Ousmane Koulibaly : au niveau de la prison civile, laissez-moi vous dire  qu’elle est dans un état de dégradation très poussée. C’est un vieux bâtiment construit en banco depuis 1936 qui a servi de centre de santé avant de devenir prison civile. Donc vous comprendrez que cette prison a besoin de plusieurs réformes pour qu’elle soit dans les normes réglementaires. Par rapport à l’entretien, je peux vous dire que nous recevons l’assistance de la Croix-Rouge et d’autres ONG. Les prisonniers sont suivis par un médecin traitant. Par rapport à leur état sanitaire et hygiénique, je peux vous rassurer qu’ils sont bien suivis et l’assainissement est souvent assuré par la croix rouge.

Guinéenews : A vu d’œil cette prison n’inspire pas pourtant confiance. Comment remédier à ça ?

Ousmane Koulibaly : comme je le disais tantôt, vous imaginez un bâtiment construit à cette date et sans clôture. Donc il faut dire que non seulement les problèmes de normes réglementaires se posent mais aujourd’hui nous avons des petits soucis pour des risques d’évasions. Et c’est le lieu pour moi de saluer la vigilance des gardes pénitentiaires. Mais il faut prendre des mesures pour ne pas que ce problème se pose parce-que ce bâtiment se trouve dans un état de dégradation très avancée. Donc il y a d’éventuel risques. Pour ce qui est du respect des règlements à l’intérieur de la prison, il n’y a pas de surpeuplement. Tous les condamnés pour des infractions criminelles qui dépassent une peine de cinq ans, sont déférés à la maison centrale de Labé pour qu’il n’y ait pas surpeuplement.  Donc par rapport au nombre de détenus, nous veillons sur ça et c’est respecté à la limite.

Guinéenews : Revenons-en au personnel. Avez-vous le personnel suffisant pour bien faire fonctionner votre service ?

Ousmane Koulibaly : pour ce qui est du personnel, nous en avons toujours besoin. Surtout au niveau de la police, de la gendarmerie et de la prison civile pour rendre notre service beaucoup plus opérationnel et efficace. Je ne dirais pas que le nombre n’est pas suffisant mais par rapport à la complexité de notre travail, par rapport à la délicatesse nous en avons toujours besoin.

Guinéenews : Quelles sont aujourd’hui vos perspectives ?

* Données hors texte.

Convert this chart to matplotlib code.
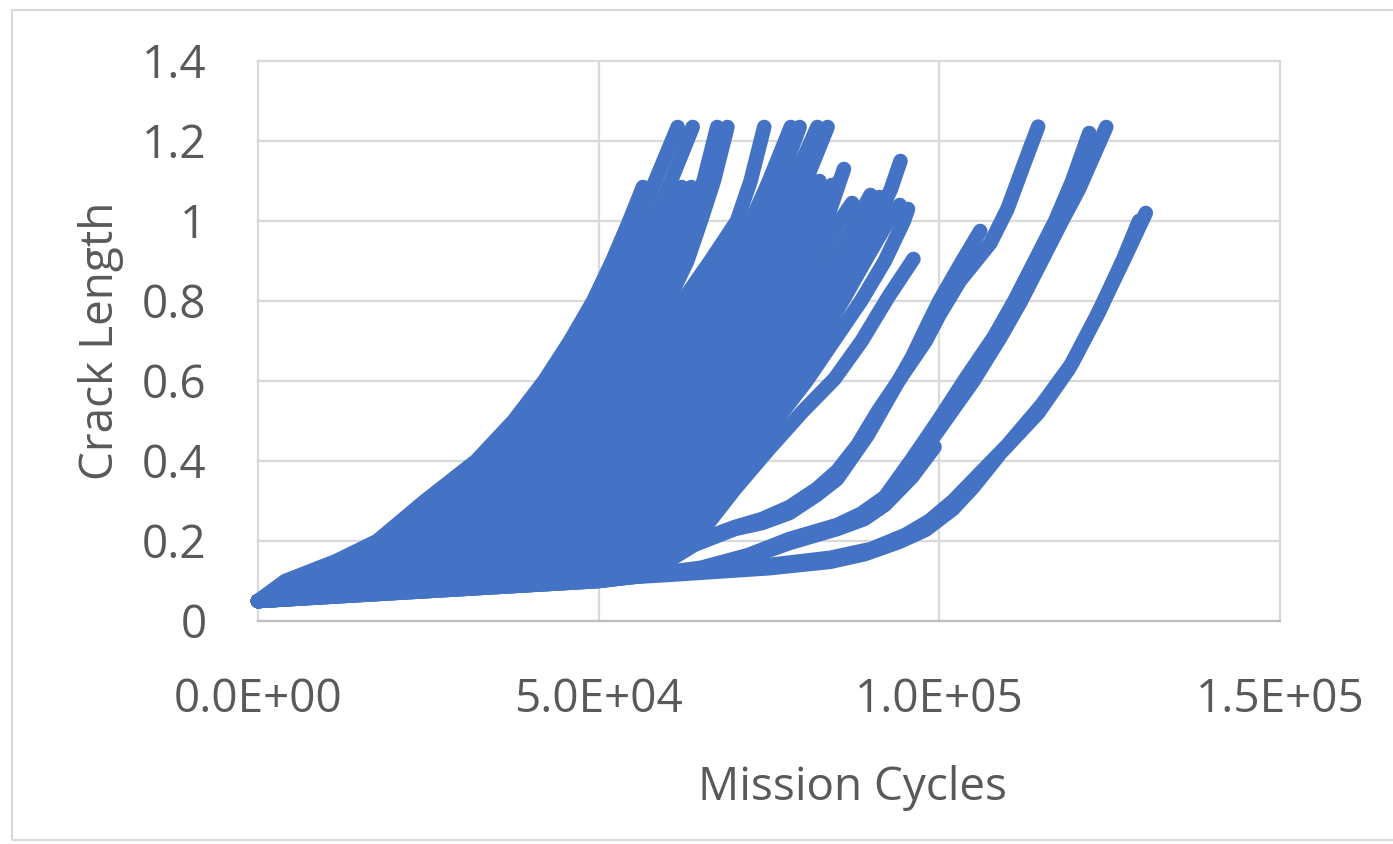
import matplotlib
matplotlib.use("Agg")
import matplotlib.pyplot as plt
from matplotlib.patches import Rectangle

# crack length levels shared by the dense group of runs
crack_levels = [0.05, 0.10, 0.15, 0.20, 0.30, 0.40, 0.50, 0.60, 0.70, 0.80, 0.90, 1.00]

# kilo-cycles at which each run of the dense group reaches crack_levels
fan_00 = [0, 4.0, 11.5, 17.5, 24.5, 32.0, 37.5, 42.0, 45.8, 49.2, 52.0, 54.5]
fan_01 = [0, 5.7, 13.7, 19.6, 26.5, 33.9, 39.3, 43.8, 47.5, 50.8, 53.5, 55.8]
fan_02 = [0, 7.4, 15.8, 21.7, 28.5, 35.8, 41.2, 45.7, 49.4, 52.7, 55.5, 58.0]
fan_03 = [0, 9.1, 18.0, 23.9, 30.6, 37.6, 43.0, 47.5, 51.1, 54.4, 57.2, 59.8]
fan_04 = [0, 10.8, 20.2, 26.0, 32.6, 39.5, 44.8, 49.3, 52.9, 56.4, 59.2, 61.6]
fan_05 = [0, 12.6, 22.4, 28.1, 34.6, 41.4, 46.7, 51.2, 55.0, 58.2, 61.0, 63.3]
fan_06 = [0, 14.3, 24.5, 30.2, 36.6, 43.3, 48.5, 53.0, 56.8, 60.2, 63.0, 65.0]
fan_07 = [0, 16.0, 26.7, 32.3, 38.6, 45.2, 50.3, 54.8, 58.6, 62.3, 66.4, 70.3]
fan_08 = [0, 17.7, 28.9, 34.5, 40.7, 47.0, 52.1, 56.6, 60.6, 64.4, 68.5, 72.4]
fan_09 = [0, 19.4, 31.0, 36.6, 42.7, 48.9, 54.0, 58.5, 62.6, 66.5, 70.3, 74.0]
fan_10 = [0, 21.1, 33.2, 38.7, 44.7, 50.8, 55.8, 60.3, 64.5, 68.4, 72.1, 75.7]
fan_11 = [0, 22.8, 35.4, 40.8, 46.7, 52.7, 57.6, 62.1, 66.4, 70.4, 74.1, 77.5]
fan_12 = [0, 24.5, 37.5, 42.9, 48.7, 54.6, 59.5, 64.0, 68.2, 72.1, 75.7, 79.0]
fan_13 = [0, 26.2, 39.7, 45.1, 50.8, 56.4, 61.3, 65.8, 70.0, 73.9, 77.5, 80.7]
fan_14 = [0, 27.9, 41.9, 47.2, 52.8, 58.3, 63.1, 67.6, 71.7, 75.5, 79.0, 82.2]
fan_15 = [0, 29.7, 44.1, 49.3, 54.8, 60.2, 65.0, 69.5, 73.5, 77.2, 80.6, 83.4]
fan_16 = [0, 31.4, 46.2, 51.4, 56.8, 62.1, 66.8, 71.3, 75.2, 78.9, 82.3, 85.4]
fan_17 = [0, 33.1, 48.4, 53.5, 58.8, 64.0, 68.6, 73.1, 77.2, 81.0, 84.6, 87.8]
fan_18 = [0, 34.8, 50.6, 55.7, 60.9, 65.8, 70.4, 74.9, 78.8, 82.5, 86.0, 89.3]
fan_19 = [0, 36.5, 52.7, 57.8, 62.9, 67.7, 72.3, 76.8, 80.6, 84.2, 87.6, 90.8]
fan_20 = [0, 38.2, 54.9, 59.9, 64.9, 69.6, 74.1, 78.6, 82.3, 85.8, 89.1, 92.5]
fan_21 = [0, 40.0, 57.0, 62.0, 67.0, 71.5, 76.0, 80.5, 84.5, 88.5, 92.0, 94.8]

# last points of the same runs above a = 1.0 (kilo-cycles, crack length)
tail_00 = [(56.5, 1.085)]
tail_01 = [(58.3, 1.10), (61.6, 1.235)]
tail_02 = [(60.6, 1.10), (63.8, 1.235)]
tail_03 = [(62.2, 1.085)]
tail_04 = [(63.6, 1.085)]
tail_05 = [(65.4, 1.10), (67.4, 1.235)]
tail_06 = [(66.9, 1.10), (68.9, 1.235)]
tail_07 = [(72.3, 1.10), (74.3, 1.235)]
tail_08 = [(75.0, 1.10), (78.2, 1.235)]
tail_09 = [(76.6, 1.10), (79.5, 1.235)]
tail_10 = [(78.6, 1.10), (82.1, 1.235)]
tail_11 = [(80.4, 1.10), (83.6, 1.235)]
tail_12 = [(82.4, 1.10)]
tail_13 = [(84.2, 1.09)]
tail_14 = [(85.3, 1.10)]
tail_15 = [(86.0, 1.13)]
tail_16 = [(87.2, 1.045)]
tail_17 = [(89.9, 1.065)]
tail_18 = [(91.2, 1.06)]
tail_19 = [(92.9, 1.08), (94.3, 1.15)]
tail_20 = [(94.2, 1.04)]
tail_21 = [(95.4, 1.03)]

fans = [fan_00, fan_01, fan_02, fan_03, fan_04, fan_05, fan_06, fan_07,
        fan_08, fan_09, fan_10, fan_11, fan_12, fan_13, fan_14, fan_15,
        fan_16, fan_17, fan_18, fan_19, fan_20, fan_21]
tails = [tail_00, tail_01, tail_02, tail_03, tail_04, tail_05, tail_06, tail_07,
         tail_08, tail_09, tail_10, tail_11, tail_12, tail_13, tail_14, tail_15,
         tail_16, tail_17, tail_18, tail_19, tail_20, tail_21]

# runs that split off to the right (kilo-cycles, crack length)
run_f = [(0, 0.05), (30, 0.085), (50, 0.11), (60, 0.15), (64.5, 0.21), (70, 0.33), (75, 0.43),
         (80, 0.525), (84.6, 0.605), (88.6, 0.70), (92.5, 0.81), (96.2, 0.905)]
run_c = [(0, 0.05), (30, 0.085), (50, 0.11), (60, 0.15), (64.5, 0.20), (70, 0.235), (74, 0.255),
         (78, 0.285), (82, 0.33), (85, 0.375), (88, 0.44), (91, 0.525), (94, 0.60), (98, 0.70),
         (100, 0.765), (103, 0.85), (107.5, 0.945), (110, 1.03), (112.6, 1.15), (114.5, 1.236)]
run_d = [(0, 0.05), (30, 0.085), (50, 0.11), (60, 0.148), (64, 0.19), (70, 0.23), (74, 0.245),
         (78, 0.27), (82, 0.315), (85, 0.355), (89.5, 0.465), (93, 0.57), (96, 0.66), (98.4, 0.745),
         (100, 0.80), (103.2, 0.895), (106, 0.975)]
run_e = [(0, 0.05), (30, 0.08), (50, 0.10), (65, 0.13), (72, 0.158), (78, 0.195), (85, 0.23),
         (89, 0.255), (92, 0.29), (96, 0.36), (99.3, 0.435)]
run_b1 = [(0, 0.05), (30, 0.08), (50, 0.10), (65, 0.13), (72, 0.16), (78, 0.20), (85, 0.235),
          (88.5, 0.26), (92, 0.30), (96, 0.385), (100, 0.48), (105, 0.60), (109, 0.71), (112, 0.80),
          (115, 0.90), (118, 1.00), (120.5, 1.08), (124.5, 1.235)]
run_b2 = [(0, 0.05), (30, 0.08), (50, 0.10), (65, 0.133), (72, 0.165), (78, 0.205), (85, 0.24),
          (88.5, 0.268), (92, 0.31), (96, 0.405), (100, 0.505), (104, 0.61), (108, 0.71), (111, 0.80),
          (114, 0.90), (117, 1.00), (119.5, 1.10), (122, 1.22)]
run_a1 = [(0, 0.05), (20, 0.072), (40, 0.095), (60, 0.115), (75, 0.132), (84, 0.148), (89, 0.167),
          (94, 0.197), (98, 0.228), (102, 0.28), (105, 0.335), (109, 0.42), (114.5, 0.52), (119, 0.63),
          (123, 0.76), (127, 0.90), (130.3, 1.02)]
run_a2 = [(0, 0.05), (20, 0.075), (40, 0.098), (60, 0.12), (75, 0.14), (84, 0.158), (90, 0.18),
          (95, 0.215), (98.5, 0.25), (102, 0.3), (106, 0.37), (110, 0.44), (115, 0.54), (119.5, 0.645),
          (123.5, 0.775), (127, 0.905), (129.3, 1.0)]
side_runs = [run_f, run_c, run_d, run_e, run_b1, run_b2, run_a1, run_a2]

x_ticks = [0, 50000, 100000, 150000]
x_tick_labels = ['0.0E+00', '5.0E+04', '1.0E+05', '1.5E+05']
y_ticks = [0, 0.2, 0.4, 0.6, 0.8, 1.0, 1.2, 1.4]
y_tick_labels = ['0', '0.2', '0.4', '0.6', '0.8', '1', '1.2', '1.4']

blue = '#4472C4'
grey_text = '#595959'
grid_col = '#D9D9D9'

plt.rcParams['font.family'] = ['Open Sans', 'DejaVu Sans']

W, H = 1393, 844
fig = plt.figure(figsize=(W / 100, H / 100), dpi=100)
ax = fig.add_axes([258 / W, 1 - 621 / H, (1280 - 258) / W, (621 - 61) / H])

line_kw = dict(color=blue, lw=10.5, solid_capstyle='round', solid_joinstyle='round', clip_on=False)

for fan, tail in zip(fans, tails):
    xs = [k * 1000 for k in fan] + [k * 1000 for k, a in tail]
    ys = crack_levels + [a for k, a in tail]
    ax.plot(xs, ys, **line_kw)

for run in side_runs:
    ax.plot([k * 1000 for k, a in run], [a for k, a in run], **line_kw)

ax.set_xlim(0, 150000)
ax.set_ylim(0, 1.4)
ax.set_xticks(x_ticks)
ax.set_xticklabels(x_tick_labels)
ax.set_yticks(y_ticks)
ax.set_yticklabels(y_tick_labels)
ax.tick_params(axis='x', length=0, pad=40, labelsize=33, labelcolor=grey_text)
ax.tick_params(axis='y', length=0, pad=37, labelsize=33, labelcolor=grey_text)

ax.grid(True, color=grid_col, lw=1.6)
ax.set_axisbelow(True)
for gl in ax.get_xgridlines() + ax.get_ygridlines():
    gl.set_clip_on(False)
for side in ['top', 'right', 'left']:
    ax.spines[side].set_visible(False)
ax.spines['bottom'].set_color('#BFBFBF')
ax.spines['bottom'].set_linewidth(1.6)

fig.text(853 / W, 1 - 800 / H, 'Mission Cycles', ha='center', va='baseline',
         fontsize=33, color=grey_text)
fig.text(101 / W, 1 - 341 / H, 'Crack Length', ha='center', va='center', rotation=90,
         fontsize=33, color=grey_text)

# chart area border
fig.patches.append(Rectangle((12 / W, 1 - 840 / H), 1.2, (840 - 10) / H, fill=False,
                             edgecolor=grid_col, lw=1.5, transform=fig.transFigure))

fig.savefig('out.png', dpi=100)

Ousmane Koulibaly : Nos perspectives s’inscrivent dans le cadre de l’amélioration de nos conditions de travail et l’instauration d’un climat de confiance entre la justice et les justiciables. Ce qui est plus important c’est notre détermination à rendre un service efficace, un service judiciaire à la population. Pour cela, nous sollicitons des moyens pour les infrastructures ou le personnel. Nos ambitions essentielles c’est comment lutter contre le grand banditisme, comment mettre fin au réseau de vol de bétail qui est là. (…). C’est pourquoi d’ailleurs, des rencontres avec les éleveurs, la société civile et les élus locaux et d’autres acteurs sont en vue pour qu’ensemble, on élabore une stratégie afin de combattre ce fléau. Aucune violation de la loi ne sera tolérée et les victimes seront rétablies dans leurs droits, une fois si cela est fondé.

Guinéenews : Un mot de la fin, sûrement ?

Ousmane Koulibaly : Je lance un appel auprès de notre département pour qu’ils nous viennent en aide pour que cette prison soit dans les normes réglementaires. Et nous fournir davantage du personnel. Aujourd’hui à Lélouma, notre ambition est d’éradiquer le banditisme dans la cité. Surtout le grand réseau lié au vol de bétail qui cause d’énormes préjudices aux populations. Nous leur demandons à faire confiance à la justice qui est un service social et accessible à tous. Nous sommes là pour leurs services.